Whew! I can't believe we've made it! From late March until the first week of May it has been nonstop bee tasks. Building hives. Placing hives. Ordering bees. Installing bees. Feeding bees. Managing bees. Catching bees. My family is quite thankful that the brunt of the chaos is subsiding and now we can (hopefully) enjoy the mundane tasks that remain. Hah!
On Monday, April 6th I installed 10 packages of bees (5 Italian and 5 Carniolan) at three different locations in Milwaukie/Oak Grove, Oregon. Exhausting. We arose early to begin preparations, including: 10 quarts of syrup, 10 feeder jars, 100 top bars popsicled and waxed, marshmallows procured, syrup placed in spraybottle and a multitude of other items I put off until the last minute/realization.
At around 1:00PM we hopped in the truck and met the cameraman from the Oregonian at Ruhl Bee Supply to document the process of purchasing and installing bees throughout our neighborhood.
For any of you who haven't had the opportunity to be in the presence of 10,000,000 bees (1000 packages), I must urge you to do so before it's too late. Simply watching the reaction of spouses, children and others who are less-inclined toward bees crawing on their faces is worth it.
Here's are some photos of the package pick-up:
Our cameraman was a trooper, indeed. He looked dazed as he walked into the room full of bees, and slowly crept out of the warehouse and took photos from afar.
After picking up the packages we headed home to install the first three packages into one Warre hive and two top bars. I did the Warre first without a veil and was promptly stung in the ear. Since then I've been wearing a veil when installing packages!
Here are some photos of the first three installations:
Here they are today:
After that we headed to Eleanore's (one of my hive hosts) house to install 4 packages into top bar hives. She has a beautiful property that looks as if it was created for top bar hives!

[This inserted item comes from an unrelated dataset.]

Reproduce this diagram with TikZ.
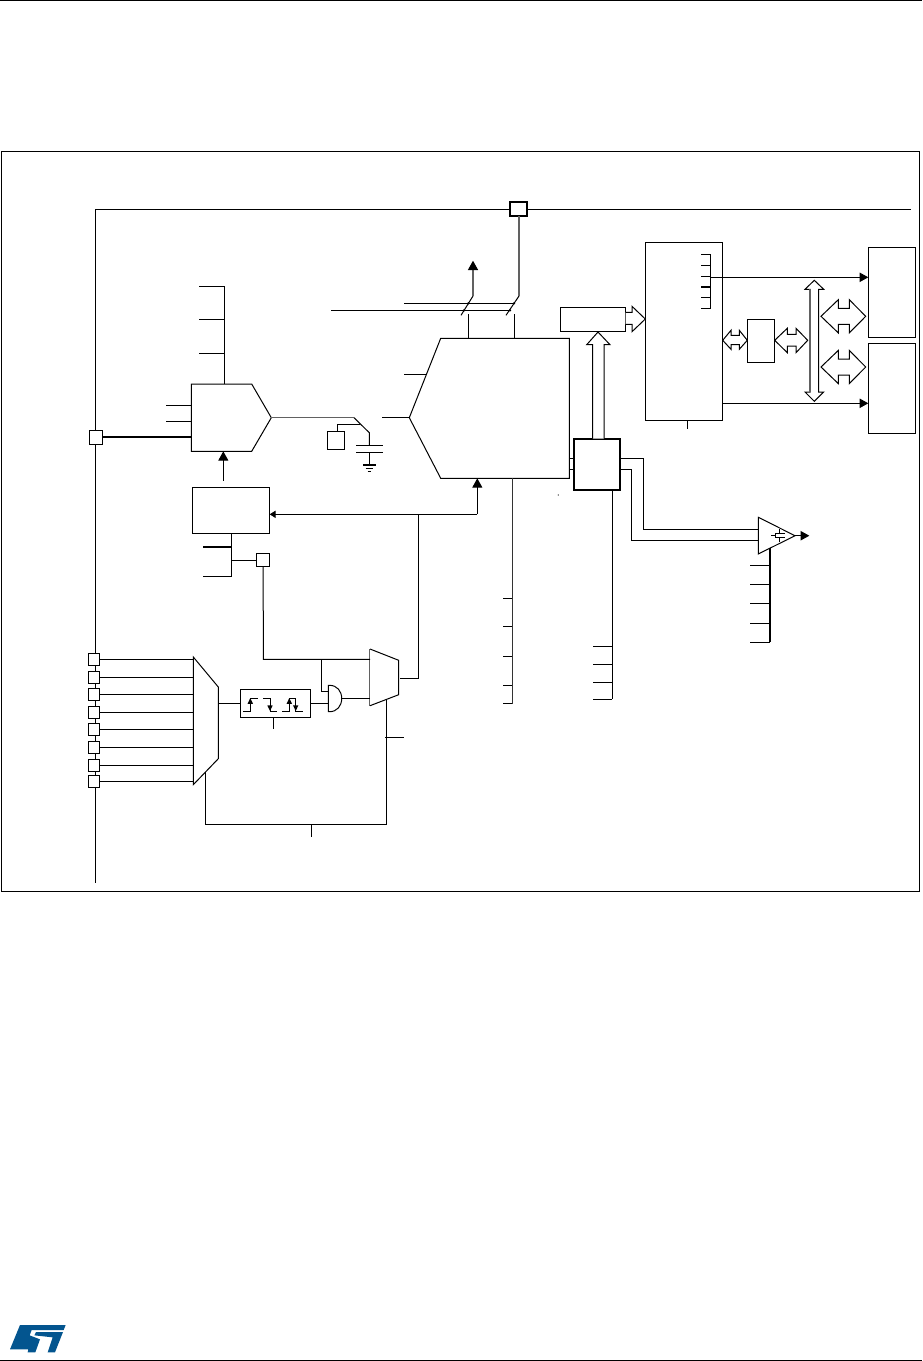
\documentclass[tikz,border=0pt]{standalone}
\usetikzlibrary{fit,arrows.meta}
\definecolor{stblue}{HTML}{03558F}
\newcommand{\bx}[6][]{\node[fit={(#3,#4)(#5,#6)},inner sep=0pt,outer sep=0pt,draw,wire,fill=white,#1](#2){};}
\begin{document}
\begin{tikzpicture}[x=0.75pt,y=-0.75pt,
  wire/.style={line width=0.75pt,draw=black},
  gwire/.style={line width=1.05pt,draw=black!62},
  heavy/.style={line width=1.5pt,draw=black},
  hollow/.style={line width=0.75pt,draw=black,fill=white,line join=miter},
  head/.style={-{Triangle[length=6.5pt,width=7pt]}},
  bighead/.style={-{Triangle[length=7pt,width=7.5pt,color=black,fill=black]}}]
\useasboundingbox (0,0) rectangle (922,1361);
\fill[white] (0,0) rectangle (922,1361);
% page rules and frame
\coordinate (hdrL) at (0,0.7); \coordinate (hdrR) at (922,0.7);
\coordinate (ftrL) at (0,1360); \coordinate (ftrR) at (922,1360);
\draw[wire] (hdrL) -- (hdrR);
\draw[wire] (ftrL) -- (ftrR);
\node[fit={(1,151)(919,891)},inner sep=0pt,draw,wire] (frame) {};
% main bus
\coordinate (busTL) at (95.3,209.3); \coordinate (busTR) at (911,209.3); \coordinate (busBot) at (95.3,882.7);
\draw[wire] (busBot) -- (busTL) -- (busTR);
\bx[heavy]{topPad}{509.5}{201.7}{527}{216}
\bx{padL}{89.3}{430.3}{102.7}{444.3}
% input mux D and pads
\coordinate (dTL) at (193.3,657); \coordinate (dTR) at (218.3,687); \coordinate (dBR) at (218.3,758.7); \coordinate (dBL) at (193.3,784.7);
\draw[hollow] (dTL)--(dTR)--(dBR)--(dBL)--cycle;
\foreach \n/\y in {1/659.3,2/677.3,3/694.3,4/712.3,5/729.3,6/747.3,7/765.3,8/781.3}{
  \bx{p\n}{88.3}{\y-5.7}{99.7}{\y+5.7}
  \draw[wire] (p\n.east) -- (p\n.east -| dTL);
}
% analog mux A
\coordinate (aTL) at (191.3,384); \coordinate (aN1) at (251.7,384); \coordinate (aTip) at (271.3,417.7); \coordinate (aN2) at (251.7,451.3); \coordinate (aBL) at (191.3,451.3);
\draw[hollow] (aTL)--(aN1)--(aTip)--(aN2)--(aBL)--cycle;
\draw[heavy] (padL.east) -- (padL.east -| aTL);
\coordinate (aBusTop) at (224.3,286.3); \coordinate (aBusBot) at (224.3,384);
\draw[wire] (aBusTop) -- (aBusBot);
\foreach \y in {286.3,319.3,353.3}{\draw[wire] (199,\y) -- (aBusTop |- 199,\y);}
\foreach \y in {405.3,421.3}{\draw[wire] (166,\y) -- (aTL |- 166,\y);}
% S/H
\coordinate (shA) at (354,417.7); \coordinate (shB) at (369.3,432.7); \coordinate (capT) at (369.3,445.3); \coordinate (capB) at (369.3,452.3); \coordinate (gnd) at (369.3,465);
\draw[gwire] (aTip) -- (shA);
\draw[wire] (shA) -- (shB) -- (capT);
\draw[wire] (356,445.3) -- (382.7,445.3);
\draw[wire] (356,452.3) -- (382.7,452.3);
\draw[wire] (capB) -- (gnd);
\draw[heavy] (363,465) -- (375.7,465);
\draw[wire] (365.5,468) -- (373,468);
\draw[wire] (367.5,471.3) -- (371,471.3);
\bx{extC}{327.3}{431.3}{344.3}{449.3}
\coordinate (shTap) at (360.3,424.3);
\draw[wire] (extC.north -| 337.3,0) -- (337.3,424.3) -- (shTap);
% box B
\bx{boxB}{192.3}{487.3}{269.7}{533.3}
\coordinate (bUpS) at (223.3,480.7);
\draw[wire,bighead] (bUpS) -- (aBL -| bUpS);
\coordinate (bStem) at (231.7,533.3); \coordinate (bStemEnd) at (231.7,576.3);
\draw[wire] (bStem) -- (bStemEnd) -- (203,576.3);
\draw[heavy] (203,547) -- (231.7,547);
\bx{padT}{256.7}{553.3}{269.7}{566.7}
\draw[wire] (231.7,560) -- (padT.west);
% main ADC block E
\coordinate (eTip) at (409.3,417.7); \coordinate (eTL) at (440.7,338.3); \coordinate (eTR) at (569.3,338.3); \coordinate (eBR) at (569.3,478.3); \coordinate (eBL) at (440.7,478.3);
\draw[hollow] (eTip)--(eTL)--(eTR)--(eBR)--(eBL)--cycle;
\draw[wire] (382,417.7) -- (eTip);
\draw[wire] (404,374.3) -- (426.7,374.3);
\coordinate (j1) at (468.3,314); \coordinate (j2) at (514.3,314);
\draw[wire] (j1) -- (j1 |- eTL);
\draw[wire] (j2) -- (j2 |- eTL);
\draw[wire] (404,303.3) -- (514,303.3);
\draw[wire] (331,310.3) -- (510,310.3);
\coordinate (s1a) at (461,315.3); \coordinate (s1b) at (473,296); \coordinate (s1c) at (473,260.7);
\coordinate (s2a) at (506,315.3); \coordinate (s2b) at (519,296);
\draw[wire] (s1a) -- (s1b);
\draw[gwire,bighead] (s1b) -- (s1c);
\draw[wire] (s2a) -- (s2b);
\draw[gwire] (s2b) -- (topPad.south -| s2b);
\foreach \p in {(468.3,303.3),(464,310.3),(514,303.3),(510,310.3)}{\fill \p circle (1.3);}
\fill (558.3,495) circle (0.6);
% edge block, gate, mux C
\bx{edge}{240.3}{689.3}{310.7}{717.3}
\draw[wire] (dTR |- edge.west) -- (edge.west);
\coordinate (cTL) at (370,649); \coordinate (cTR) at (398.7,660.3); \coordinate (cBR) at (398.7,694.7); \coordinate (cBL) at (370,705.7);
\draw[hollow,gwire,fill=white] (cTL)--(cBL);
\draw[hollow] (cTL)--(cTR)--(cBR)--(cBL);
\coordinate (gTop) at (328.3,685.3); \coordinate (gBot) at (328.3,711.7); \coordinate (gOut) at (341.7,698.5);
\draw[hollow] (gTop) -- (329.5,685.3) .. controls (337,685.3) and (341.7,691) .. (gOut) .. controls (341.7,706) and (337,711.7) .. (329.5,711.7) -- (gBot) -- cycle;
\draw[wire] (edge.east) -- (gTop |- edge.east);
\draw[wire] (gOut) -- (cTL |- gOut);
\coordinate (w1) at (263.3,659.3); \coordinate (w2) at (321.3,659.3);
\draw[wire] (padT.south) -- (w1) -- (cTL |- w1);
\draw[wire] (w2) -- (321.3,691.7) -- (328.3,691.7);
\coordinate (cOut) at (400,678.3); \coordinate (cOutC) at (418.7,678.3); \coordinate (cJ) at (418.7,514.3);
\draw[wire] (cOut) -- (cOutC) -- (cJ);
\draw[wire,-{Triangle[length=4.5pt,width=5.5pt]}] (cJ) -- (boxB.east |- cJ);
\coordinate (eIn) at (477.3,514.3);
\draw[wire] (cJ) -- (eIn);
\draw[wire,bighead] (eIn) -- (eIn |- eBL);
\coordinate (sel1) at (386.3,700); \coordinate (sel2) at (386.3,824.3); \coordinate (sel3) at (205.3,824.3); \coordinate (sel4) at (205.3,771.7);
\draw[wire] (sel1) -- (sel2) -- (sel3) -- (sel4);
\draw[wire] (385,737.3) -- (404,737.3);
\draw[wire] (311.3,824.3) -- (311.3,836.7);
\draw[wire] (273.3,717.3) -- (273.3,728.7);
% edge symbols
\draw[wire] (243,711.3) -| (250.3,698.3) -- (257.7,698.3);
\draw[wire] (263,698.3) -| (270,711.3) -- (277,711.3);
\draw[wire] (282,711.3) -| (289.3,698.3) -| (295.7,711.3) -- (303,711.3);
\foreach \x in {250.3,289.3}{\fill (\x-2.7,703.8) -- (\x,698) -- (\x+2.7,703.8) -- cycle;}
\foreach \x in {270,295.7}{\fill (\x-2.7,705.3) -- (\x,711) -- (\x+2.7,705.3) -- cycle;}
% converter F
\bx[line width=1.6pt]{conv}{573.7}{438.7}{620.3}{490.3}
\draw[wire] (eTR |- 0,458.3) -- (conv.west |- 0,458.3);
\draw[wire] (eTR |- 0,469.3) -- (conv.west |- 0,469.3);
% E bottom bus
\coordinate (eBus) at (512.3,478.3); \coordinate (eBusEnd) at (512.3,704);
\draw[line width=0.95pt,draw=black!80] (eBus) -- (eBusEnd);
\foreach \y in {598.3,626.7,703.3}{\draw[wire] (503.3,\y) -- (eBus |- 503.3,\y);}
\foreach \y in {656.7,685.7}{\draw[line width=1.1pt] (503.3,\y) -- (eBus |- 503.3,\y);}
% F bottom bus
\coordinate (fBus) at (612.3,490.3); \coordinate (fBusEnd) at (612.3,699.3);
\draw[wire] (fBus) -- (fBusEnd);
\foreach \y in {646.3,664.3,682.3,699.3}{\draw[wire] (593.3,\y) -- (fBus |- 593.3,\y);}
% comparator
\coordinate (oTL) at (758.3,517.3); \coordinate (oTip) at (795,535.7); \coordinate (oBL) at (758.3,554);
\coordinate (oOut) at (809.3,535.7);
\draw[wire] (conv.east |- 0,458.7) -- (643.3,458.7) -- (643.3,529.3) -- (oTL |- 0,529.3);
\draw[wire] (conv.east |- 0,469.3) -- (631.7,469.3) -- (631.7,540.3) -- (oTL |- 0,540.3);
\draw[hollow] (oTL)--(oTip)--(oBL)--cycle;
\draw[wire,head] (oTip) -- (oOut);
\draw[line width=0.6pt] (771,535.7) -- (775,535.7) (775,533.7) -- (775,537.3) (775,533.7) -- (785,533.7) (775,537.3) -- (785,537.3) (779.5,529) -- (779.5,533.7) (779.5,537.3) -- (779.5,541.7);
\coordinate (oBus) at (770,548); \coordinate (oBusEnd) at (770,642.3);
\draw[line width=1.2pt] (oBus) -- (oBusEnd);
\foreach \y in {565.3,584.3,603.3,623.3,642.3}{\draw[wire] (750,\y) -- (oBus |- 750,\y);}
% box G and hollow arrows
\bx{boxG}{560.3}{307.3}{625.7}{331.7}
\bx{boxH}{645.3}{242.3}{722.7}{420.3}
\draw[hollow] (592.7,438.7) -- (592.7,344.7) -- (586.7,344.7) -- (598,332) -- (610,344.7) -- (604,344.7) -- (604,438.7);
\draw[hollow] (625.7,312.3) -- (632,312.3) -- (632,306.3) -- (boxH.west |- 0,319) -- (632,331.7) -- (632,324.3) -- (625.7,324.3);
\draw[wire] (687.3,420.3) -- (687.3,429);
% comb inside H
\coordinate (cmbT) at (710.7,254.3); \coordinate (cmbB) at (710.7,308.3);
\draw[wire] (cmbT) -- (cmbB);
\foreach \y in {254.3,265.3,276.3,297.7,308.3}{\draw[wire] (701.3,\y) -- (cmbT |- 701.3,\y);}
\draw[line width=1.1pt] (701.3,287) -- (710.7,287);
% memory boxes
\bx{memI}{868.3}{247.3}{915.7}{337.3}
\bx{memJ}{868.3}{343.3}{915.7}{433.3}
\bx{boxK}{747.3}{319.3}{774.7}{362.3}
\draw[wire,head] (cmbT |- 0,277.3) -- (memI.west |- 0,277.3);
\draw[wire,head] (boxH.east |- 0,403.3) -- (memJ.west |- 0,403.3);
% double hollow arrows
\draw[hollow] (722.7,340.3) -- (731,330.3) -- (731,335.3) -- (739.3,335.3) -- (739.3,330.3) -- (747.3,340.3) -- (739.3,349.3) -- (739.3,344.7) -- (731,344.7) -- (731,349.3) -- cycle;
\draw[hollow] (774.7,340.3) -- (787.3,328.3) -- (787.3,334.3) -- (796,334.3) -- (796,328.3) -- (807.7,340.3) -- (796,352.7) -- (796,346) -- (787.3,346) -- (787.3,352.7) -- cycle;
\draw[hollow] (814.3,280.3) -- (823.7,289.3) -- (818.7,289.3) -- (818.7,392) -- (823.7,392) -- (814.3,401.3) -- (805,392) -- (810,392) -- (810,289.3) -- (805,289.3) -- cycle;
\draw[gwire] (810,289.3) -- (810,392);
\foreach \c in {316.3,367}{
\draw[hollow] (821,\c) -- (838.3,\c-16.6) -- (838.3,\c-8) -- (849.3,\c-8) -- (849.3,\c-16.6) -- (865.7,\c) -- (849.3,\c+16.6) -- (849.3,\c+8) -- (838.3,\c+8) -- (838.3,\c+16.6) -- cycle;}
% logo
\begin{scope}[shift={(5,1320)},x=0.25pt,y=-0.25pt]
\fill[stblue] (45,15) -- (182,15) -- (176,30) -- (80,30) -- (74,46) -- (105,58) -- (91,97) -- (68,97) -- (70,88) -- (15,88) -- cycle;
\fill[stblue] (93,36) -- (174,36) -- (150,97) -- (128,97) -- (143,52) -- (88,46) -- cycle;
\end{scope}
\end{tikzpicture}
\end{document}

Lastly we went to Charlie's to install the remaining 3 packages and everything went swimmingly. Sadly, a couple weeks later I was forced to move them due to his neighbor's fear of honey bees stinging his children's bare feet as they prance through the clover. Thankfully, I am confident they have a better home here in this incredible orchard only a mile from our home!
The day after the first 10 packages were installed we were getting our rotting willow tree cut down. Early that morning I showed the arborists the top bar hive windows and they were enamored. A few hours later I received a call that there was a beehive in our tree approximately 15 feet off the ground. Sure enough, I got home and saw bees happily buzzing in and out as if nothing had happened to their humble abode:
The plan in the next month or so is to have the arborist return and cut down the portion with the bees and set it gently in our yard. We'll leave them alone and allow them to use it as a "bee gum."
10 days after installing the first packages I received my first swarm call and promptly responded to a home near Reed College. Here's the evidence:
A few weeks later during the last week of April I met Cedar Glen Bees in Jantzen Beach, Oregon to pick up the first five packages of bees (Minnesota Hygienics) of the ten I ordered from them. Despite the rain and cold weather, my packages were still alive!
The next day I installed 3 of them at Sokol Blosser Winery and 2 of them at Cameron Winery in Dundee, Oregon. Sadly, 1 of the Sokol Blosser hives absconded -- my only package to abscond of the season! I'm quite pleased with the 95% success rate.
A few days later I drove up to Seattle and met a nice gentleman driving down from Northern Washington with my final 5 packages of Buckfast bees. We met on Pike street (the main drag) in an alley. Really. I must say, rounding the corner of Pike street carrying 50,000 bees, only to watch dozens of bystanders diving into the street, screaming in terror is one of the most fulfilling experiences of my life.
Of the final five packages, 2 were installed at Cameron winery (bringing the total there to 4) and 3 were installed at Lachini Vineyards.
A couple weeks ago I received a call from my neighbor that my willow tree hive was swarming. Sure enough, I got home to find a decent swarm irritatingly clumped at the base of a tree at the edge of our yard:
After 30-40 minutes of kicking and brushing I finally got the queen into the box, packed them up and took them to Zenger Farm.
It has been tiring, trying, frustrating, exciting and ultimately a wonderful learning experience. I look forward to the next swarm, the next sting and the next day!